I have a bunch of follow up questions if anyone is interested in offering their advice.

I have spent a few days in Istanbul and today is my last day. I had walked past several homeless people and beggers, and began to think to myself, damn, I'm a real piece of shit if I ignore these people, and if anyone has the institutional power to make this go away and doesn't use that power immediately, those people should be stalin-gun-1 stalin-gun-1.

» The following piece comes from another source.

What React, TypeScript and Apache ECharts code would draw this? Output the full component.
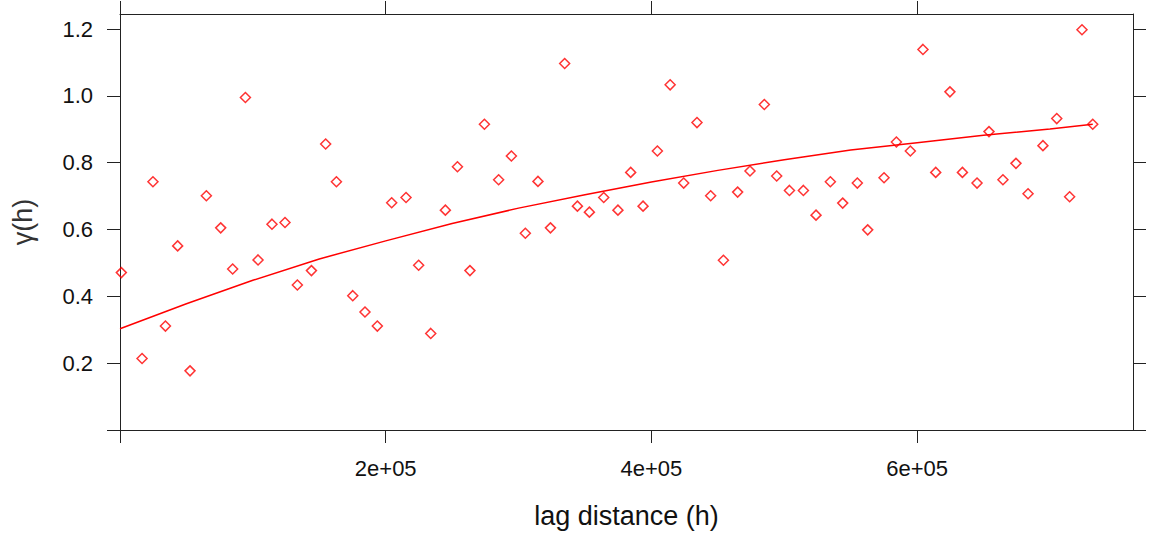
import React, { useEffect, useRef } from "react";
import * as echarts from "echarts";

// Empirical semivariogram (lag distance, gamma)
const lag = [
  1000, 16600, 24800, 34200, 43400, 52700, 65000, 75800, 84800, 94400,
  103900, 114400, 124200, 133500, 144100, 154800, 162900, 175200, 184400, 193700,
  204500, 215300, 224800, 233900, 244900, 254000, 263400, 274300, 285000, 294600,
  305100, 314600, 324000, 334700, 344300, 353300, 364100, 374800, 384400, 393700,
  404500, 414100, 424300, 434300, 444600, 454200, 464900, 474200, 485000, 494300,
  503900, 514400, 523900, 534700, 544000, 555000, 562800, 575100, 584400, 594900,
  604400, 614000, 624700, 634100, 645100, 654100, 664600, 674400, 683500, 694700,
  705100, 714800, 724100, 732200,
];
const gamma = [
  0.471, 0.214, 0.743, 0.311, 0.551, 0.177, 0.701, 0.605, 0.482, 0.995,
  0.509, 0.616, 0.621, 0.434, 0.477, 0.856, 0.743, 0.402, 0.353, 0.311,
  0.68, 0.696, 0.493, 0.289, 0.658, 0.788, 0.477, 0.915, 0.749, 0.82,
  0.589, 0.744, 0.605, 1.097, 0.67, 0.652, 0.696, 0.658, 0.771, 0.67,
  0.835, 1.033, 0.739, 0.92, 0.701, 0.508, 0.712, 0.775, 0.974, 0.76,
  0.717, 0.717, 0.643, 0.743, 0.679, 0.739, 0.599, 0.755, 0.862, 0.835,
  1.139, 0.771, 1.012, 0.771, 0.739, 0.893, 0.749, 0.798, 0.707, 0.851,
  0.932, 0.698, 1.198, 0.915,
];

// Fitted variogram model
const modelLag = [
  0, 50000, 100000, 150000, 200000, 250000, 300000, 350000, 400000, 450000,
  500000, 550000, 600000, 650000, 700000, 732200,
];
const modelGamma = [
  0.303, 0.378, 0.448, 0.512, 0.566, 0.618, 0.664, 0.704, 0.742, 0.777,
  0.809, 0.838, 0.86, 0.882, 0.901, 0.915,
];

const xTicks = [0, 200000, 400000, 600000];
const xTickLabels = [200000, 400000, 600000];
const yTicks = [0, 0.2, 0.4, 0.6, 0.8, 1.0, 1.2];
const yTickLabels = [0.2, 0.4, 0.6, 0.8, 1.0, 1.2];

const X_MAX = 762500;
const Y_MAX = 1.245;

const FONT = "'Liberation Sans', Arial, sans-serif";
const AXIS_COLOR = "#222";

export default function App() {
  const ref = useRef<HTMLDivElement>(null);

  useEffect(() => {
    if (!ref.current) return;
    const chart = echarts.init(ref.current, null, { renderer: "svg" });

    const axisLineStyle = { lineStyle: { color: AXIS_COLOR, width: 1 } };
    const tickStyle = { lineStyle: { color: AXIS_COLOR, width: 1 } };

    chart.setOption({
      animation: false,
      backgroundColor: "#fff",
      textStyle: { fontFamily: FONT },
      grid: {
        left: 120,
        right: 16,
        top: 14,
        bottom: 103,
        containLabel: false,
        outerBoundsMode: "none",
      },
      xAxis: [
        {
          type: "value",
          position: "bottom",
          min: 0,
          max: X_MAX,
          name: "lag distance (h)",
          nameLocation: "middle",
          nameGap: 72,
          nameTextStyle: { fontSize: 27, color: "#111", fontFamily: FONT },
          axisLine: { show: true, onZero: false, ...axisLineStyle },
          axisTick: {
            show: true,
            inside: false,
            length: 13,
            customValues: xTicks,
            ...tickStyle,
          },
          axisLabel: {
            show: true,
            margin: 27,
            fontSize: 22,
            color: "#111",
            fontFamily: FONT,
            customValues: xTickLabels,
            formatter: (v: number) => `${Math.round(v / 100000)}e+05`,
          },
          splitLine: { show: false },
        },
        {
          type: "value",
          position: "top",
          min: 0,
          max: X_MAX,
          axisLine: { show: true, onZero: false, ...axisLineStyle },
          axisTick: {
            show: true,
            inside: false,
            length: 13,
            customValues: xTicks,
            ...tickStyle,
          },
          axisLabel: { show: false },
          splitLine: { show: false },
        },
      ],
      yAxis: [
        {
          type: "value",
          position: "left",
          min: 0,
          max: Y_MAX,
          name: "γ(h)",
          nameLocation: "middle",
          nameRotate: 90,
          nameGap: 84,
          nameTextStyle: { fontSize: 27, color: "#333", fontFamily: FONT },
          axisLine: { show: true, onZero: false, ...axisLineStyle },
          axisTick: {
            show: true,
            inside: false,
            length: 13,
            customValues: yTicks,
            ...tickStyle,
          },
          axisLabel: {
            show: true,
            margin: 27,
            fontSize: 22,
            color: "#111",
            fontFamily: FONT,
            customValues: yTickLabels,
            formatter: (v: number) => v.toFixed(1),
          },
          splitLine: { show: false },
        },
        {
          type: "value",
          position: "right",
          min: 0,
          max: Y_MAX,
          axisLine: { show: true, onZero: false, ...axisLineStyle },
          axisTick: {
            show: true,
            inside: false,
            length: 13,
            customValues: yTicks,
            ...tickStyle,
          },
          axisLabel: { show: false },
          splitLine: { show: false },
        },
      ],
      series: [
        {
          name: "model",
          type: "line",
          xAxisIndex: 0,
          yAxisIndex: 0,
          data: modelLag.map((x, i) => [x, modelGamma[i]]),
          showSymbol: false,
          symbol: "none",
          smooth: false,
          lineStyle: { color: "#ff0000", width: 1.5 },
          clip: true,
          z: 2,
        },
        {
          name: "sample",
          type: "scatter",
          xAxisIndex: 0,
          yAxisIndex: 0,
          data: lag.map((x, i) => [x, gamma[i]]),
          symbol: "diamond",
          symbolSize: 10,
          clip: true,
          itemStyle: {
            color: "rgba(255,255,255,0)",
            borderColor: "#ff0000",
            borderWidth: 1.5,
          },
          z: 3,
        },
      ],
    });

    return () => {
      chart.dispose();
    };
  }, []);

  return (
    <div
      ref={ref}
      style={{
        position: "fixed",
        left: 0,
        top: 0,
        width: 1149,
        height: 533,
        background: "#fff",
      }}
    />
  );
}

By the end of the night though my feelings had changed a little. I had a few people I had given money to follow me down the street for a bit trying to get my attention and this bothered me a bit, I had given what is for me a shit load of money already today and kind of had to run away. For the rest of my walk home, I was slightly regretting my life choices, not enough that I wouldn't do it all again, but still no longer felt good about any of this, instead felt bad. Not great for me, but still worse to be the person stuck begging on the streets. Anyway. I went home and googled all about it, and came across varying takes, so here is everything that happened to me, and here are my questions:

  1. I was on the tram in the town centre after rush hour and this skinny dude (looked like he had some kind of autoimmune disorder, arthritis maybe) was in the cabin in sandals and a t-shirt (it is winter) with a big plastic bag full of bottles. I thought damn this is unfortunate, let me help a brother out, so I gave him a bunch of money and ran away. When I googled about this later, Turkish people are saying basically nobody in the city is that desperate, they can always find some way of getting what they need, and they make more collecting recyclables from trash than waiters do from working in posh restaurants (seriously doubt), so what the fuck, did I actually just harass a normal working guy by giving him money for no reason?

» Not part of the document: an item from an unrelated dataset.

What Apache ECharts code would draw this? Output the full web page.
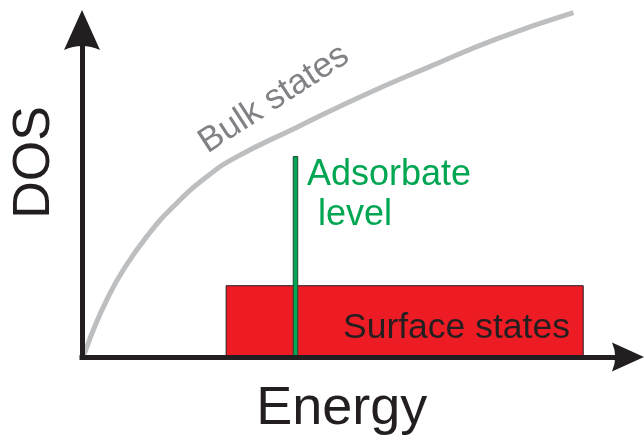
<!DOCTYPE html>
<html>
<head>
<meta charset="utf-8">
<script src="https://cdn.jsdelivr.net/npm/echarts@6/dist/echarts.min.js"></script>
<style>
  html, body { margin: 0; padding: 0; background: #ffffff; }
  #chart { width: 644px; height: 441px; }
</style>
</head>
<body>
<div id="chart"></div>
<script>
// Schematic density of states versus energy (arbitrary units, 0-100 on both axes)

// Bulk states: DOS rising steeply from the band edge
const bulkEnergy = [0.2, 0.55, 2.07, 4.52, 7.56, 11.85, 16.72, 22.83, 28.33, 39.3, 51.5, 63.7, 75.95, 90.0];
const bulkDos    = [0.6, 1.62, 8.26, 17.4, 26.6, 36.8, 46.0, 55.1, 61.2, 70.2, 80.0, 88.8, 97.3, 105.3];

// Surface states: flat band [energy from, energy to, DOS]
const surfaceBand = [26.4, 91.8, 21.8];

// Adsorbate level: sharp level [energy, DOS]
const adsorbateLevel = [39.1, 61.3];

// Annotation texts
const xAxisTitle = 'Energy';
const yAxisTitle = 'DOS';
const bulkLabel = 'Bulk states';
const adsorbateLabel = ['Adsorbate', 'level'];
const surfaceLabel = 'Surface states';

const FONT = '"Liberation Sans", Arial, Helvetica, sans-serif';
const INK = '#231f20';

const chart = echarts.init(document.getElementById('chart'), null, { renderer: 'canvas' });

const arrowPath = 'path://M18,0 L36,40 Q18,32 0,40 Z';

const hiddenBits = {
  axisTick: { show: false },
  axisLabel: { show: false },
  splitLine: { show: false }
};

chart.setOption({
  animation: false,
  backgroundColor: '#ffffff',
  grid: { left: 82, right: 16, top: 30, bottom: 84, containLabel: false },
  xAxis: Object.assign({
    type: 'value', min: 0, max: 100, z: 10,
    axisLine: {
      show: true, onZero: true,
      symbol: ['none', arrowPath], symbolSize: [35, 32],
      lineStyle: { color: INK, width: 5, cap: 'square' }
    }
  }, hiddenBits),
  yAxis: Object.assign({
    type: 'value', min: 0, max: 100, z: 10,
    axisLine: {
      show: true, onZero: true,
      symbol: ['none', arrowPath], symbolSize: [36, 40],
      lineStyle: { color: INK, width: 5, cap: 'square' }
    }
  }, hiddenBits),
  series: [
    {
      name: 'Bulk states',
      type: 'line',
      data: bulkEnergy.map((e, i) => [e, bulkDos[i]]),
      smooth: 0.5,
      showSymbol: false,
      clip: false,
      z: 2,
      lineStyle: { color: '#bcbec0', width: 5 }
    },
    {
      name: 'Surface states',
      type: 'custom',
      clip: false,
      z: 3,
      data: [surfaceBand],
      renderItem: function (params, api) {
        const p0 = api.coord([api.value(0), api.value(2)]);
        const p1 = api.coord([api.value(1), 0]);
        return {
          type: 'rect',
          shape: { x: p0[0], y: p0[1], width: p1[0] - p0[0], height: p1[1] - p0[1] },
          style: { fill: '#ed1c24', stroke: INK, lineWidth: 1 }
        };
      }
    },
    {
      name: 'Adsorbate level',
      type: 'custom',
      clip: false,
      z: 4,
      data: [adsorbateLevel],
      renderItem: function (params, api) {
        const top = api.coord([api.value(0), api.value(1)]);
        const base = api.coord([api.value(0), 0]);
        const w = 4.5;
        return {
          type: 'rect',
          shape: { x: top[0] - w / 2, y: top[1], width: w, height: base[1] - top[1] },
          style: { fill: '#00a651', stroke: '#1f4d33', lineWidth: 1 }
        };
      }
    }
  ],
  graphic: [
    {
      type: 'text', x: 341.7, y: 409, z: 20,
      style: { text: xAxisTitle, font: '54px ' + FONT, fill: INK, align: 'center', verticalAlign: 'middle' }
    },
    {
      type: 'text', x: 35, y: 162.5, rotation: Math.PI / 2, z: 20,
      style: { text: yAxisTitle, font: '52px ' + FONT, fill: INK, align: 'center', verticalAlign: 'middle' }
    },
    {
      type: 'text', x: 274, y: 99, rotation: 33 * Math.PI / 180, z: 20,
      style: { text: bulkLabel, font: '35px ' + FONT, fill: '#808285', align: 'center', verticalAlign: 'middle' }
    },
    {
      type: 'text', x: 307, y: 175, z: 20,
      style: { text: adsorbateLabel[0], font: '36px ' + FONT, fill: '#00a651', align: 'left', verticalAlign: 'middle' }
    },
    {
      type: 'text', x: 318, y: 215, z: 20,
      style: { text: adsorbateLabel[1], font: '36px ' + FONT, fill: '#00a651', align: 'left', verticalAlign: 'middle' }
    },
    {
      type: 'text', x: 343, y: 328.7, z: 20,
      style: { text: surfaceLabel, font: '35.5px ' + FONT, fill: INK, align: 'left', verticalAlign: 'middle' }
    }
  ]
});
</script>
</body>
</html>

  2. I saw two teen girls eating trash they had scattered from a trash bag torn open like a picnic blanket just chilling and talking to eachother at 9 o'clock at night on one of the steep hills leading to Galata Tower. They made no attempt to catch my attention, and after I caught my breath, I went back and gave them some cash then ran away. Apparently this is a common "scam" in Istanbul, and as I said above, there are so many ways to make money (selling flowers, collecting bottles), and failing that, there are so many charities and churches and masjids giving food and other provisions to people that there is no way anyone would ever need to eat from the trash. They say they do this to get pity, and they aren't hungry at all, and if you do by them food they will refund it (how the fuck do you refund food, especially as a street urchin speaking broken Turkish at best?)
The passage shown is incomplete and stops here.